What to do: Drop the images; return everything else in the listing below exactly.

Supplied material:
= = = =

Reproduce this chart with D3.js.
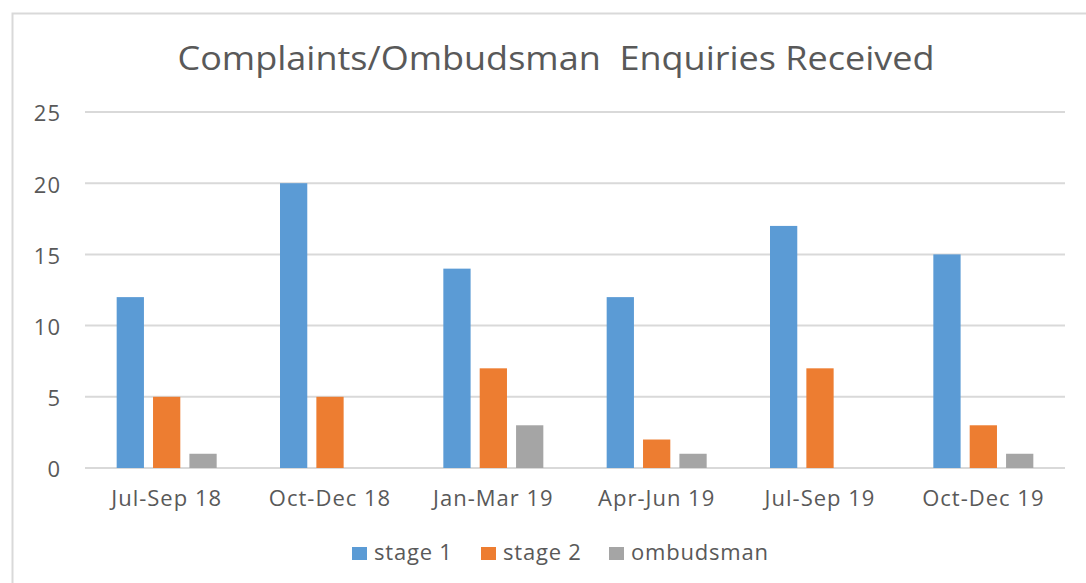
<!DOCTYPE html>
<html>
<head>
    <title>Complaints/Ombudsman Enquiries Received</title>
    <script src="https://d3js.org/d3.v7.min.js"></script>
    <style>
        body { margin: 0; background: #fff; font-family: "Open Sans", sans-serif; }
    </style>
</head>
<body>
    <div id="chart"></div>
    <script>
        const categories = ["Jul-Sep 18", "Oct-Dec 18", "Jan-Mar 19", "Apr-Jun 19", "Jul-Sep 19", "Oct-Dec 19"];
        const seriesNames = ["stage 1", "stage 2", "ombudsman"];
        const stage1 = [12, 20, 14, 12, 17, 15];
        const stage2 = [5, 5, 7, 2, 7, 3];
        const ombudsman = [1, 0, 3, 1, 0, 1];
        const yTicks = [0, 5, 10, 15, 20, 25];
        const colors = ["#5B9BD5", "#ED7D31", "#A5A5A5"];

        const W = 1086, H = 583;
        const margin = { top: 112, right: 21, bottom: 115, left: 85 };
        const width = W - margin.left - margin.right;
        const height = H - margin.top - margin.bottom;

        const svgRoot = d3.select("#chart").append("svg")
            .attr("width", W)
            .attr("height", H);

        // chart area border
        svgRoot.append("rect")
            .attr("x", 12.5).attr("y", 13.5)
            .attr("width", W).attr("height", H)
            .attr("fill", "none")
            .attr("stroke", "#D9D9D9")
            .attr("stroke-width", 2);

        const title = svgRoot.append("text")
            .attr("x", 556)
            .attr("y", 70)
            .attr("text-anchor", "middle")
            .attr("fill", "#595959")
            .style("font-size", "32px")
            .style("white-space", "pre")
            .text("Complaints/Ombudsman  Enquiries Received");
        // stretch title to the reference width
        title.attr("textLength", 757).attr("lengthAdjust", "spacingAndGlyphs");

        const svg = svgRoot.append("g")
            .attr("transform", "translate(" + margin.left + "," + margin.top + ")");

        const x = d3.scaleBand()
            .domain(categories)
            .range([0, width])
            .paddingInner(0)
            .paddingOuter(0);

        const y = d3.scaleLinear()
            .domain([0, 25])
            .range([height, 0]);

        const xs = d3.scaleBand()
            .domain(seriesNames)
            .range([x.bandwidth() / 2 - 50, x.bandwidth() / 2 + 50])
            .paddingInner(0.25);

        // gridlines
        svg.append("g")
            .selectAll("line")
            .data(yTicks)
            .enter().append("line")
            .attr("x1", 0).attr("x2", width)
            .attr("y1", d => y(d)).attr("y2", d => y(d))
            .attr("stroke", "#D9D9D9")
            .attr("stroke-width", 2);

        // y axis labels
        const yAxis = svg.append("g")
            .call(d3.axisLeft(y).tickValues(yTicks).tickSize(0).tickPadding(24));
        yAxis.select(".domain").remove();
        yAxis.selectAll("text")
            .attr("fill", "#595959")
            .attr("dy", "0.4em")
            .style("font-size", "22px")
            .style("letter-spacing", "1px")
            .style("font-family", "'Open Sans', sans-serif");

        // x axis labels
        const xAxis = svg.append("g")
            .attr("transform", "translate(0," + height + ")")
            .call(d3.axisBottom(x).tickSize(0).tickPadding(22));
        xAxis.select(".domain").remove();
        xAxis.selectAll("text")
            .attr("fill", "#595959")
            .style("font-size", "22px")
            .style("letter-spacing", "1px")
            .style("font-family", "'Open Sans', sans-serif");

        const seriesData = [stage1, stage2, ombudsman];
        const groups = svg.selectAll(".group")
            .data(categories)
            .enter().append("g")
            .attr("class", "group")
            .attr("transform", d => "translate(" + x(d) + ",0)");

        groups.selectAll("rect")
            .data((d, i) => seriesNames.map((s, j) => ({ s: s, v: seriesData[j][i], c: colors[j] })))
            .enter().append("rect")
            .attr("x", d => xs(d.s))
            .attr("width", xs.bandwidth())
            .attr("y", d => y(d.v))
            .attr("height", d => height - y(d.v))
            .attr("fill", d => d.c);

        // legend
        const legendX = [352, 481, 609];
        const legend = svgRoot.append("g");
        seriesNames.forEach((s, i) => {
            legend.append("rect")
                .attr("x", legendX[i]).attr("y", 547)
                .attr("width", 15).attr("height", 13)
                .attr("fill", colors[i]);
            legend.append("text")
                .attr("x", legendX[i] + 22).attr("y", 560)
                .attr("fill", "#595959")
                .style("font-size", "22px")
                .style("letter-spacing", "0.8px")
                .text(s);
        });
    </script>
</body>
</html>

= = = =

Solved exercise:
Reproduce this chart with D3.js.
<!DOCTYPE html>
<html>
<head>
    <title>Complaints/Ombudsman Enquiries Received</title>
    <script src="https://d3js.org/d3.v7.min.js"></script>
    <style>
        body { margin: 0; background: #fff; font-family: "Open Sans", sans-serif; }
    </style>
</head>
<body>
    <div id="chart"></div>
    <script>
        const categories = ["Jul-Sep 18", "Oct-Dec 18", "Jan-Mar 19", "Apr-Jun 19", "Jul-Sep 19", "Oct-Dec 19"];
        const seriesNames = ["stage 1", "stage 2", "ombudsman"];
        const stage1 = [12, 20, 14, 12, 17, 15];
        const stage2 = [5, 5, 7, 2, 7, 3];
        const ombudsman = [1, 0, 3, 1, 0, 1];
        const yTicks = [0, 5, 10, 15, 20, 25];
        const colors = ["#5B9BD5", "#ED7D31", "#A5A5A5"];

        const W = 1086, H = 583;
        const margin = { top: 112, right: 21, bottom: 115, left: 85 };
        const width = W - margin.left - margin.right;
        const height = H - margin.top - margin.bottom;

        const svgRoot = d3.select("#chart").append("svg")
            .attr("width", W)
            .attr("height", H);

        // chart area border
        svgRoot.append("rect")
            .attr("x", 12.5).attr("y", 13.5)
            .attr("width", W).attr("height", H)
            .attr("fill", "none")
            .attr("stroke", "#D9D9D9")
            .attr("stroke-width", 2);

        const title = svgRoot.append("text")
            .attr("x", 556)
            .attr("y", 70)
            .attr("text-anchor", "middle")
            .attr("fill", "#595959")
            .style("font-size", "32px")
            .style("white-space", "pre")
            .text("Complaints/Ombudsman  Enquiries Received");
        // stretch title to the reference width
        title.attr("textLength", 757).attr("lengthAdjust", "spacingAndGlyphs");

        const svg = svgRoot.append("g")
            .attr("transform", "translate(" + margin.left + "," + margin.top + ")");

        const x = d3.scaleBand()
            .domain(categories)
            .range([0, width])
            .paddingInner(0)
            .paddingOuter(0);

        const y = d3.scaleLinear()
            .domain([0, 25])
            .range([height, 0]);

        const xs = d3.scaleBand()
            .domain(seriesNames)
            .range([x.bandwidth() / 2 - 50, x.bandwidth() / 2 + 50])
            .paddingInner(0.25);

        // gridlines
        svg.append("g")
            .selectAll("line")
            .data(yTicks)
            .enter().append("line")
            .attr("x1", 0).attr("x2", width)
            .attr("y1", d => y(d)).attr("y2", d => y(d))
            .attr("stroke", "#D9D9D9")
            .attr("stroke-width", 2);

        // y axis labels
        const yAxis = svg.append("g")
            .call(d3.axisLeft(y).tickValues(yTicks).tickSize(0).tickPadding(24));
        yAxis.select(".domain").remove();
        yAxis.selectAll("text")
            .attr("fill", "#595959")
            .attr("dy", "0.4em")
            .style("font-size", "22px")
            .style("letter-spacing", "1px")
            .style("font-family", "'Open Sans', sans-serif");

        // x axis labels
        const xAxis = svg.append("g")
            .attr("transform", "translate(0," + height + ")")
            .call(d3.axisBottom(x).tickSize(0).tickPadding(22));
        xAxis.select(".domain").remove();
        xAxis.selectAll("text")
            .attr("fill", "#595959")
            .style("font-size", "22px")
            .style("letter-spacing", "1px")
            .style("font-family", "'Open Sans', sans-serif");

        const seriesData = [stage1, stage2, ombudsman];
        const groups = svg.selectAll(".group")
            .data(categories)
            .enter().append("g")
            .attr("class", "group")
            .attr("transform", d => "translate(" + x(d) + ",0)");

        groups.selectAll("rect")
            .data((d, i) => seriesNames.map((s, j) => ({ s: s, v: seriesData[j][i], c: colors[j] })))
            .enter().append("rect")
            .attr("x", d => xs(d.s))
            .attr("width", xs.bandwidth())
            .attr("y", d => y(d.v))
            .attr("height", d => height - y(d.v))
            .attr("fill", d => d.c);

        // legend
        const legendX = [352, 481, 609];
        const legend = svgRoot.append("g");
        seriesNames.forEach((s, i) => {
            legend.append("rect")
                .attr("x", legendX[i]).attr("y", 547)
                .attr("width", 15).attr("height", 13)
                .attr("fill", colors[i]);
            legend.append("text")
                .attr("x", legendX[i] + 22).attr("y", 560)
                .attr("fill", "#595959")
                .style("font-size", "22px")
                .style("letter-spacing", "0.8px")
                .text(s);
        });
    </script>
</body>
</html>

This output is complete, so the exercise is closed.